**The task**
Copy out the material below in full, but not its images.
*** Supplied data
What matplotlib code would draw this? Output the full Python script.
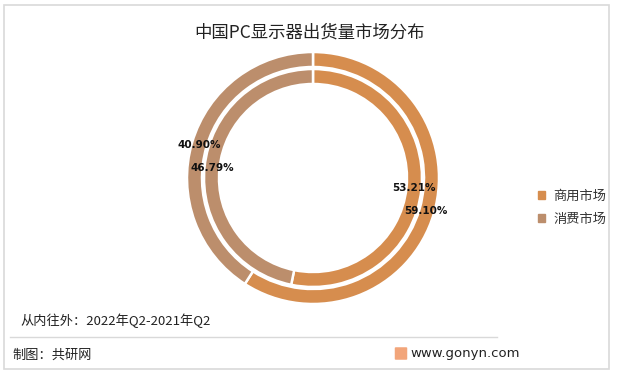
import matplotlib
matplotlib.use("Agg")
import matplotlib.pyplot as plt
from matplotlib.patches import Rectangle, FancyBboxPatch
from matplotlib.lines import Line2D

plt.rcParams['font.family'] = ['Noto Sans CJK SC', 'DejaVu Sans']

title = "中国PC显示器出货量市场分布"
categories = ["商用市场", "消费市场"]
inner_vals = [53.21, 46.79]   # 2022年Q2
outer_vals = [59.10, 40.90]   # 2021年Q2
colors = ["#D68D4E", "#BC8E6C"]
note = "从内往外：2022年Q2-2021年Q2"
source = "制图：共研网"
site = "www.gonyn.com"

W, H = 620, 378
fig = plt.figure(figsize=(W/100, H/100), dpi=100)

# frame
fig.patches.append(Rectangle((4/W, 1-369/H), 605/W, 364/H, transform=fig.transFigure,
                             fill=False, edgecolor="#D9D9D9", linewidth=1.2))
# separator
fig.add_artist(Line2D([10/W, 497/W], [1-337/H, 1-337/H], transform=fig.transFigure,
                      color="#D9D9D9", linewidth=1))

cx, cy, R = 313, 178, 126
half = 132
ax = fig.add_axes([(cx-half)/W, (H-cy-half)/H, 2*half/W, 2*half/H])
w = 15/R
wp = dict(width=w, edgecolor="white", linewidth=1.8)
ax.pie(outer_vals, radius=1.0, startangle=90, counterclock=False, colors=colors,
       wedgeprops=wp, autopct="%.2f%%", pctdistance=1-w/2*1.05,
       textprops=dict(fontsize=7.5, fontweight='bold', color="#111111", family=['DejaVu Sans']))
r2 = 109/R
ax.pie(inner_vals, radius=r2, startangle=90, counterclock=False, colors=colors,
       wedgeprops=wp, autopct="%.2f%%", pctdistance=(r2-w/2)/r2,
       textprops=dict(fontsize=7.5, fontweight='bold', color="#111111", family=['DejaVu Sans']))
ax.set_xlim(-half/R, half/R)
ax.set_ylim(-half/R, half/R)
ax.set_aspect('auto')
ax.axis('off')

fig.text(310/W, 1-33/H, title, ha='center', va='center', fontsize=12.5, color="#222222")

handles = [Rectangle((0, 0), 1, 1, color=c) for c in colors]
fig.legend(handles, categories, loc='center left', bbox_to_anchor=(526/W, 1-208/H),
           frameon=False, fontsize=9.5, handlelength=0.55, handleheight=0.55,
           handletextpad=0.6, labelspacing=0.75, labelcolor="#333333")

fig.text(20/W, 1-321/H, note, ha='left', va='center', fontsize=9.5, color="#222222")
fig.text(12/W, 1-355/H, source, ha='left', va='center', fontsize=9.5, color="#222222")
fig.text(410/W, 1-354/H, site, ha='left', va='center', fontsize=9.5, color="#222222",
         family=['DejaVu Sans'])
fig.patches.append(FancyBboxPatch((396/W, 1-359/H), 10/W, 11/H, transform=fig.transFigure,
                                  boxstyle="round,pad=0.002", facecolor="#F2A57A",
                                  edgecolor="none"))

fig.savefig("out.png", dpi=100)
******
**Reply to the task**
What matplotlib code would draw this? Output the full Python script.
import matplotlib
matplotlib.use("Agg")
import matplotlib.pyplot as plt
from matplotlib.patches import Rectangle, FancyBboxPatch
from matplotlib.lines import Line2D

plt.rcParams['font.family'] = ['Noto Sans CJK SC', 'DejaVu Sans']

title = "中国PC显示器出货量市场分布"
categories = ["商用市场", "消费市场"]
inner_vals = [53.21, 46.79]   # 2022年Q2
outer_vals = [59.10, 40.90]   # 2021年Q2
colors = ["#D68D4E", "#BC8E6C"]
note = "从内往外：2022年Q2-2021年Q2"
source = "制图：共研网"
site = "www.gonyn.com"

W, H = 620, 378
fig = plt.figure(figsize=(W/100, H/100), dpi=100)

# frame
fig.patches.append(Rectangle((4/W, 1-369/H), 605/W, 364/H, transform=fig.transFigure,
                             fill=False, edgecolor="#D9D9D9", linewidth=1.2))
# separator
fig.add_artist(Line2D([10/W, 497/W], [1-337/H, 1-337/H], transform=fig.transFigure,
                      color="#D9D9D9", linewidth=1))

cx, cy, R = 313, 178, 126
half = 132
ax = fig.add_axes([(cx-half)/W, (H-cy-half)/H, 2*half/W, 2*half/H])
w = 15/R
wp = dict(width=w, edgecolor="white", linewidth=1.8)
ax.pie(outer_vals, radius=1.0, startangle=90, counterclock=False, colors=colors,
       wedgeprops=wp, autopct="%.2f%%", pctdistance=1-w/2*1.05,
       textprops=dict(fontsize=7.5, fontweight='bold', color="#111111", family=['DejaVu Sans']))
r2 = 109/R
ax.pie(inner_vals, radius=r2, startangle=90, counterclock=False, colors=colors,
       wedgeprops=wp, autopct="%.2f%%", pctdistance=(r2-w/2)/r2,
       textprops=dict(fontsize=7.5, fontweight='bold', color="#111111", family=['DejaVu Sans']))
ax.set_xlim(-half/R, half/R)
ax.set_ylim(-half/R, half/R)
ax.set_aspect('auto')
ax.axis('off')

fig.text(310/W, 1-33/H, title, ha='center', va='center', fontsize=12.5, color="#222222")

handles = [Rectangle((0, 0), 1, 1, color=c) for c in colors]
fig.legend(handles, categories, loc='center left', bbox_to_anchor=(526/W, 1-208/H),
           frameon=False, fontsize=9.5, handlelength=0.55, handleheight=0.55,
           handletextpad=0.6, labelspacing=0.75, labelcolor="#333333")

fig.text(20/W, 1-321/H, note, ha='left', va='center', fontsize=9.5, color="#222222")
fig.text(12/W, 1-355/H, source, ha='left', va='center', fontsize=9.5, color="#222222")
fig.text(410/W, 1-354/H, site, ha='left', va='center', fontsize=9.5, color="#222222",
         family=['DejaVu Sans'])
fig.patches.append(FancyBboxPatch((396/W, 1-359/H), 10/W, 11/H, transform=fig.transFigure,
                                  boxstyle="round,pad=0.002", facecolor="#F2A57A",
                                  edgecolor="none"))

fig.savefig("out.png", dpi=100)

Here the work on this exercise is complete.